DATA EXTRACT:
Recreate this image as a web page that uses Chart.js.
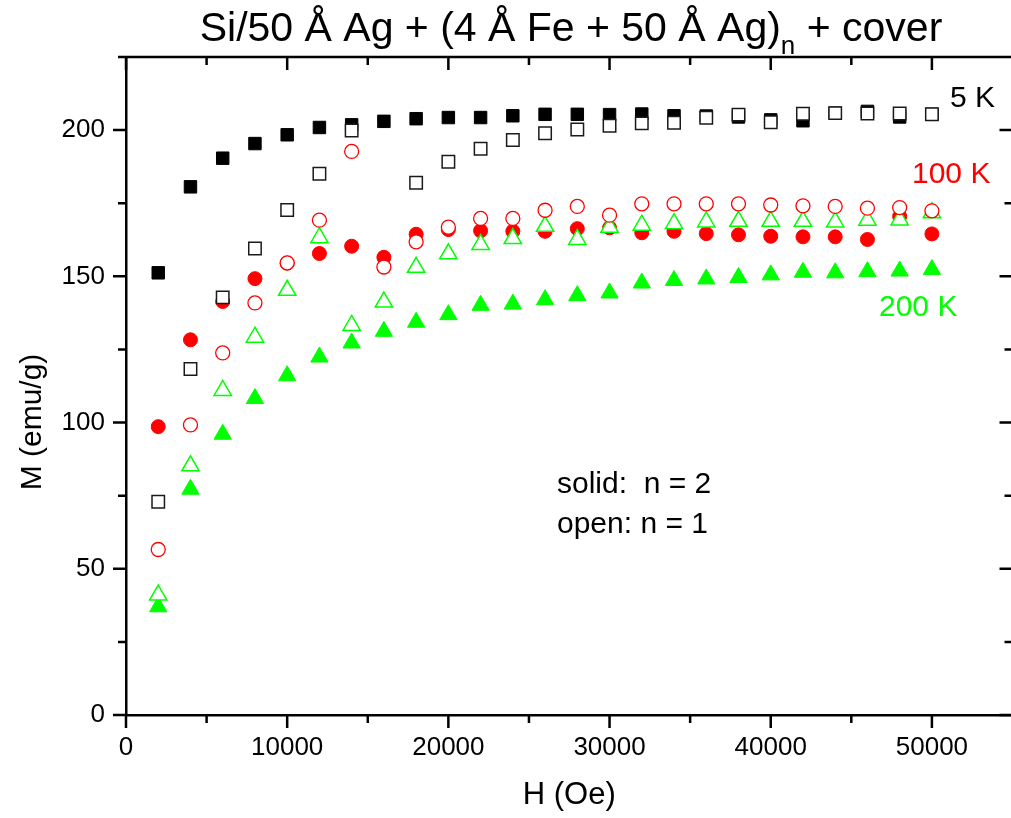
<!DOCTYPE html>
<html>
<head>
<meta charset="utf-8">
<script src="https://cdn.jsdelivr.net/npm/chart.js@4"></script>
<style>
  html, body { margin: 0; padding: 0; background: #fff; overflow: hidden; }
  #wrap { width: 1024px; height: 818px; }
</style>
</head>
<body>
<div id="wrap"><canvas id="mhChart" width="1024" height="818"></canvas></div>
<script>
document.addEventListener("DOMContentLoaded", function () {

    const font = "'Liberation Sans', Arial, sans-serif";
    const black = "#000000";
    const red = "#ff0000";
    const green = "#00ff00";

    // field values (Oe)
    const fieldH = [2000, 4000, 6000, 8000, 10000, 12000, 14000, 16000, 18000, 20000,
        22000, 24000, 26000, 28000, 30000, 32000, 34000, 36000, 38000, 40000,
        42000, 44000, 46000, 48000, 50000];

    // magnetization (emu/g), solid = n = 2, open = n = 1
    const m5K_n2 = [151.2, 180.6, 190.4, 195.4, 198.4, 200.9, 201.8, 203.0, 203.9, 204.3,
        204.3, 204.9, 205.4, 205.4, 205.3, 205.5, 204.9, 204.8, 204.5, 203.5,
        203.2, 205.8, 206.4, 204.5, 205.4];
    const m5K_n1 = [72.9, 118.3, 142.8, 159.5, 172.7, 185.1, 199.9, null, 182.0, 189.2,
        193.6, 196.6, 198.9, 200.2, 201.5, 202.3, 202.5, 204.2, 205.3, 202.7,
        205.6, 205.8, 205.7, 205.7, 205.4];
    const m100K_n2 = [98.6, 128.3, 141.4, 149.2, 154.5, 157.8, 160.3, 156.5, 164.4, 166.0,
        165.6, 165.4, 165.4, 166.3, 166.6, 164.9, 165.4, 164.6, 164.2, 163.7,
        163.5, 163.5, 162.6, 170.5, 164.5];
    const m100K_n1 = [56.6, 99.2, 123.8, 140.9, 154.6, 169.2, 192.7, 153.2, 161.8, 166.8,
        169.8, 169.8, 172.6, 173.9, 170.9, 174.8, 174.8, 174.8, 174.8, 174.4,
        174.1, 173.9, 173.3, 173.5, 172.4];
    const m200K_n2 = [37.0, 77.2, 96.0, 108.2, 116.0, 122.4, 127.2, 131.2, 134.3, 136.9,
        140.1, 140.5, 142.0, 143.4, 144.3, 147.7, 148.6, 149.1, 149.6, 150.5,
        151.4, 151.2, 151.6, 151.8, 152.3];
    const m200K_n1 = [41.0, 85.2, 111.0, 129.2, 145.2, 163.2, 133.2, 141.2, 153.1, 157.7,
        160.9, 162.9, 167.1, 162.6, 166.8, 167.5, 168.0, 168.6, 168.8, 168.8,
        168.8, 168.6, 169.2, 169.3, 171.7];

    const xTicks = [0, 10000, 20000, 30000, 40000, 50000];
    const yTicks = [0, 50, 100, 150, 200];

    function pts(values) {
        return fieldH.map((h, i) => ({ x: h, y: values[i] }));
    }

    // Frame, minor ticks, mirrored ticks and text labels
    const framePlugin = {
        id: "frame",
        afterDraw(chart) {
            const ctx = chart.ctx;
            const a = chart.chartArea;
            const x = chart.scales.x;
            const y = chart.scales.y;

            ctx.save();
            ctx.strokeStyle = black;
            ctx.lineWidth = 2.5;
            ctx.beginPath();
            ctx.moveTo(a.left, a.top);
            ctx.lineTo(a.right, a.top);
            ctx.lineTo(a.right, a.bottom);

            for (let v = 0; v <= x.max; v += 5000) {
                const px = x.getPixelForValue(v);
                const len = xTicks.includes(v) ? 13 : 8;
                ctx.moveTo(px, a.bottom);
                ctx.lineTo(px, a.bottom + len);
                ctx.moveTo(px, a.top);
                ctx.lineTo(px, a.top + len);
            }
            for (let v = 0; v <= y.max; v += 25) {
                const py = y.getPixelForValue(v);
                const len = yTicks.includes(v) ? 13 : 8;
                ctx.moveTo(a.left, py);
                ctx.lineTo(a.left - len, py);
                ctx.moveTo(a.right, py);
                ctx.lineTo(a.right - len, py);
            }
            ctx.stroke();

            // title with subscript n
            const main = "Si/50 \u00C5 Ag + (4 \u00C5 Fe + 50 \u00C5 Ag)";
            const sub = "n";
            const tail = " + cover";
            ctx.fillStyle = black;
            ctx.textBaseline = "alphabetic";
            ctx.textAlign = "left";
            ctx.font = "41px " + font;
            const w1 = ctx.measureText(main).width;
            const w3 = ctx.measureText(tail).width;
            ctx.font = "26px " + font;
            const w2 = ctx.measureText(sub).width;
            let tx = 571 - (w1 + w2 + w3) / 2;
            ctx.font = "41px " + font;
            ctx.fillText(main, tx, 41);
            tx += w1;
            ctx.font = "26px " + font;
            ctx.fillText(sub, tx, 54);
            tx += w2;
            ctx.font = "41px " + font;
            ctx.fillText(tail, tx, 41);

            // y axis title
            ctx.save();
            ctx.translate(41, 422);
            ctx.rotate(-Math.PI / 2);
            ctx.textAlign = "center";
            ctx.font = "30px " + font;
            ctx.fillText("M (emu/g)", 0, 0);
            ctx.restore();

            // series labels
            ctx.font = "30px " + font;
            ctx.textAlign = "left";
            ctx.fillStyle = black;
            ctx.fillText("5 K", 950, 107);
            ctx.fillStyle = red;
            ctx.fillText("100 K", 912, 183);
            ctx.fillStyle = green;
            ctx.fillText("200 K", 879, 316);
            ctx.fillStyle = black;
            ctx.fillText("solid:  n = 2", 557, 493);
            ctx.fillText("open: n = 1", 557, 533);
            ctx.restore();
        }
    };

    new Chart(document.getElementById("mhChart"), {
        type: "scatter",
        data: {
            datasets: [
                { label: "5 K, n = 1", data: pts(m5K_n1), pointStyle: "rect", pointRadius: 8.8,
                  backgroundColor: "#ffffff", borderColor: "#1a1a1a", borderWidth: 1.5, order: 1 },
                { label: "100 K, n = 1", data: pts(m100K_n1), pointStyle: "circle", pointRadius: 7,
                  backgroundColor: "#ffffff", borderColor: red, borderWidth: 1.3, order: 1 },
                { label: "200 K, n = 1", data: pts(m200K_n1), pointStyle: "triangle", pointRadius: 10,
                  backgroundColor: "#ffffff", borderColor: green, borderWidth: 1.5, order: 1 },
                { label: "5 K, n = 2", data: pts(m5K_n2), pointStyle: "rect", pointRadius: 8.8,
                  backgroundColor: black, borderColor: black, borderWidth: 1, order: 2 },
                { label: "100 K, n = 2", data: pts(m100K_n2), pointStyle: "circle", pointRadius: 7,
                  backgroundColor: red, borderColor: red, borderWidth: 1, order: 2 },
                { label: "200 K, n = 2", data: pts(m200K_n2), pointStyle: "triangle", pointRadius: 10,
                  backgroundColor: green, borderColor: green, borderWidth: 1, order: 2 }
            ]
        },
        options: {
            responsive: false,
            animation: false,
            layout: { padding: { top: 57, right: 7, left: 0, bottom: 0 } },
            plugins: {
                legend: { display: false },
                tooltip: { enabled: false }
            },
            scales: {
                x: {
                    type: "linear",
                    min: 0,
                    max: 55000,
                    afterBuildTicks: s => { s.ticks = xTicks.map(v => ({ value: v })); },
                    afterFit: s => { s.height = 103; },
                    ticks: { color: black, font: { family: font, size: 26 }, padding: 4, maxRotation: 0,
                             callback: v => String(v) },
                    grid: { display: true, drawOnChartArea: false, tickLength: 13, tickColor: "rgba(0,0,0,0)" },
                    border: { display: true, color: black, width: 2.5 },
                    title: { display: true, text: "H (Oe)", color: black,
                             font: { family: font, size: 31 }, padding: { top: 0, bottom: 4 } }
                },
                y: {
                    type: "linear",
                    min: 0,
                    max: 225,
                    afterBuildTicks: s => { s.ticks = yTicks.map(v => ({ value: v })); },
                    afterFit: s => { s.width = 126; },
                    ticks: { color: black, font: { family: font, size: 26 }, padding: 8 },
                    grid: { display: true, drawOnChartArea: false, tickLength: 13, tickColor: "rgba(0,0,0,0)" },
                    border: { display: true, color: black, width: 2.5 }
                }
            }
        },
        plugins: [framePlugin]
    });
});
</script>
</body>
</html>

SET PROBLEM: Exactly as they appear, print the lines of the listing above from its first line through the line that contains "42000, 44000, 46000, 48000, 50000];", minus the pictures.

SOLUTION TO THE PROBLEM:
Recreate this image as a web page that uses Chart.js.
<!DOCTYPE html>
<html>
<head>
<meta charset="utf-8">
<script src="https://cdn.jsdelivr.net/npm/chart.js@4"></script>
<style>
  html, body { margin: 0; padding: 0; background: #fff; overflow: hidden; }
  #wrap { width: 1024px; height: 818px; }
</style>
</head>
<body>
<div id="wrap"><canvas id="mhChart" width="1024" height="818"></canvas></div>
<script>
document.addEventListener("DOMContentLoaded", function () {

    const font = "'Liberation Sans', Arial, sans-serif";
    const black = "#000000";
    const red = "#ff0000";
    const green = "#00ff00";

    // field values (Oe)
    const fieldH = [2000, 4000, 6000, 8000, 10000, 12000, 14000, 16000, 18000, 20000,
        22000, 24000, 26000, 28000, 30000, 32000, 34000, 36000, 38000, 40000,
        42000, 44000, 46000, 48000, 50000];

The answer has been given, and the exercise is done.